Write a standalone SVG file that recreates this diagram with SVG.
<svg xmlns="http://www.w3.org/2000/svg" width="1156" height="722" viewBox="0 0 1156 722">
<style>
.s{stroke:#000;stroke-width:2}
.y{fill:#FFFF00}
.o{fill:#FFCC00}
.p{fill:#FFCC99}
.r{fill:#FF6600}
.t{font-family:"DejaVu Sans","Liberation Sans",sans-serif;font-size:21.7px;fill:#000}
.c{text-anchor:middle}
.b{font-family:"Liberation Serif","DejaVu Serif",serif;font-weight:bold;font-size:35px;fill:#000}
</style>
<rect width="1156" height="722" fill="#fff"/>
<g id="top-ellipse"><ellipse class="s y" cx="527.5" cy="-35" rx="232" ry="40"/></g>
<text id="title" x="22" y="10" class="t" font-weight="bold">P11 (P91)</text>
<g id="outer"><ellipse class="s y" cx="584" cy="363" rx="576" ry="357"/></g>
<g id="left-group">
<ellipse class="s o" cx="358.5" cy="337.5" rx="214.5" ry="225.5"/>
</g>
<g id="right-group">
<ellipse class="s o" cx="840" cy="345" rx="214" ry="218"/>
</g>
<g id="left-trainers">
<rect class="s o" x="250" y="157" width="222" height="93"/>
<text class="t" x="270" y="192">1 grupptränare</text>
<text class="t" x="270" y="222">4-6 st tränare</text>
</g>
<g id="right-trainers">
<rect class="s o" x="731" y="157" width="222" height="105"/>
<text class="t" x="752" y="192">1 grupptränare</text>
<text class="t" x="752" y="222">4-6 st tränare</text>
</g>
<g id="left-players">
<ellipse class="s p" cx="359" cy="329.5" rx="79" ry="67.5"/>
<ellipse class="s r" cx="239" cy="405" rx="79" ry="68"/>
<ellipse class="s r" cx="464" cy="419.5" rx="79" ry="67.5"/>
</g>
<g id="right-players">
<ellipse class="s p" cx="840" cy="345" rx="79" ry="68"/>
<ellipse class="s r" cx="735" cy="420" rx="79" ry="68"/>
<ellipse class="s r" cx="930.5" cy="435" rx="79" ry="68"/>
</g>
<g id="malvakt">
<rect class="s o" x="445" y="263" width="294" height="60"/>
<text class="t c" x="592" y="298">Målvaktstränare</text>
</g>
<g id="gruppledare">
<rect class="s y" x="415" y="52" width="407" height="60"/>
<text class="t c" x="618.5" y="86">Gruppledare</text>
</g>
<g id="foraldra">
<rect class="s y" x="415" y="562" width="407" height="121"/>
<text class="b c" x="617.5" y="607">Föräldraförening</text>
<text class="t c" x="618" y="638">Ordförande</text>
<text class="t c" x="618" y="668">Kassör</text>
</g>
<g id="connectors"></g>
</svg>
--
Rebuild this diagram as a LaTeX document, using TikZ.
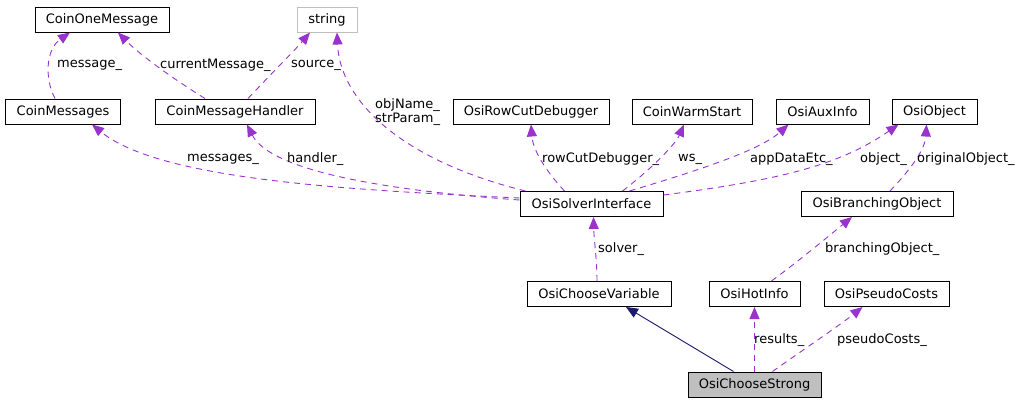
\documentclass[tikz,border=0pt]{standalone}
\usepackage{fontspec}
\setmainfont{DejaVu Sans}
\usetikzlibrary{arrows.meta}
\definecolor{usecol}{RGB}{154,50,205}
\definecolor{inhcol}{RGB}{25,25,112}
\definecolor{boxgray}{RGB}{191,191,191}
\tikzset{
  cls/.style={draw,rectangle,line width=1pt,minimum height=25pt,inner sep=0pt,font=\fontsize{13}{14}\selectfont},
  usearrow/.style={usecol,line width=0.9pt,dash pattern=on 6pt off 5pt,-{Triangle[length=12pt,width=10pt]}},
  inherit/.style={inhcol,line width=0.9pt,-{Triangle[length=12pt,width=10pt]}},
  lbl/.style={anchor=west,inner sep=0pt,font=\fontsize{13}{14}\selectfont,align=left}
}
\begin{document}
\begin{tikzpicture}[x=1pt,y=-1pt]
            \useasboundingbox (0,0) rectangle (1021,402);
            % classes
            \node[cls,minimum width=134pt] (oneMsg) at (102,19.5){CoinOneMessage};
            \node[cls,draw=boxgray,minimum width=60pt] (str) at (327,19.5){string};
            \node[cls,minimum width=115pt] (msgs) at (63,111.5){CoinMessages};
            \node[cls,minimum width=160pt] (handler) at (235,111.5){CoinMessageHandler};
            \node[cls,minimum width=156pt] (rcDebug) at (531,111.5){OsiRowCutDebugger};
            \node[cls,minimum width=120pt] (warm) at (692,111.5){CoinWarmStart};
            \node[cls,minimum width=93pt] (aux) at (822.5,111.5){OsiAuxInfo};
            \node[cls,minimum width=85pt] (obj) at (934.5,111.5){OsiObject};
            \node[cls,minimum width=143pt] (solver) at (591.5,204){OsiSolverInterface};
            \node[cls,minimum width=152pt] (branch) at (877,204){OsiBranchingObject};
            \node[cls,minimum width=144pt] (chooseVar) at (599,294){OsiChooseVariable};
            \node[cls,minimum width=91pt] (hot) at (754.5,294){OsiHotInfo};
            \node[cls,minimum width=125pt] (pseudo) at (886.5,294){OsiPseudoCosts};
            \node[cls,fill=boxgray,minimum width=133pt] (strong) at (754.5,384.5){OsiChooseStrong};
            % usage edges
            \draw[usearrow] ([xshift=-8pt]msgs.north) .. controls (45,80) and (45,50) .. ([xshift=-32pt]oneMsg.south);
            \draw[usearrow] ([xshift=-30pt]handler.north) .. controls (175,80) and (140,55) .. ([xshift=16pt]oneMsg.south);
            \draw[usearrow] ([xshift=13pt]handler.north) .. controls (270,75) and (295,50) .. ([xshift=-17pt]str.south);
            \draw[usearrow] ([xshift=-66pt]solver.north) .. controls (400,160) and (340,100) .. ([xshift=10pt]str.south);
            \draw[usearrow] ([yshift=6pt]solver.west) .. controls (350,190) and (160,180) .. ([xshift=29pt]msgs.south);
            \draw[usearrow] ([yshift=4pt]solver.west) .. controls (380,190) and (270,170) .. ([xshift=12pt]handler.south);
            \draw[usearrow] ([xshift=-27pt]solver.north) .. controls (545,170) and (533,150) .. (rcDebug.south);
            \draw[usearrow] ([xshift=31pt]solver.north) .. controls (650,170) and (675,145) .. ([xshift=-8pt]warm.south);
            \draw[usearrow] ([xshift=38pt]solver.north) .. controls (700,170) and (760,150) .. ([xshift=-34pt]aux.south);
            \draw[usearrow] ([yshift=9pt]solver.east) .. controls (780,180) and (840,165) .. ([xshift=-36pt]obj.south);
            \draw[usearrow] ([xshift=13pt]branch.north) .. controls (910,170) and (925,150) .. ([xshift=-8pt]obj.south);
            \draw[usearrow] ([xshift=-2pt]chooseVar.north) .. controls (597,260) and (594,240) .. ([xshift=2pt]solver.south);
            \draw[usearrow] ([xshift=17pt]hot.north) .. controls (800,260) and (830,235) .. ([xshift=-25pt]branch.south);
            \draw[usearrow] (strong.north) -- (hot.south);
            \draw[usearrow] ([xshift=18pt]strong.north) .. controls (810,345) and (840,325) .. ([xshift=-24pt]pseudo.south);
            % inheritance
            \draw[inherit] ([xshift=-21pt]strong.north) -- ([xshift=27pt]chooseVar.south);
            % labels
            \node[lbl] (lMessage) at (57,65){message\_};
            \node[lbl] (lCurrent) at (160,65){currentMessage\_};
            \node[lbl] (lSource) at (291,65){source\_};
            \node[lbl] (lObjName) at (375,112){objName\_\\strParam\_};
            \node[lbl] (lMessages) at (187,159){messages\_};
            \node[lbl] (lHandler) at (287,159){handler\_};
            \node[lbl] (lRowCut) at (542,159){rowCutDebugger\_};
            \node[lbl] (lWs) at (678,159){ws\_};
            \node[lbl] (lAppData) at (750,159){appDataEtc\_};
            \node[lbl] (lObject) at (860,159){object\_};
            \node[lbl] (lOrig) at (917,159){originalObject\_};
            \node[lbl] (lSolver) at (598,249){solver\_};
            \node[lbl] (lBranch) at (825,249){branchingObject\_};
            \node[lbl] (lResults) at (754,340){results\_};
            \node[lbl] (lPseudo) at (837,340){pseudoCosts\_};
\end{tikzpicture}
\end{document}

• **Work to complete**
Return the number of lines that include the word "diagram", and nothing else.

• **Written answer**
2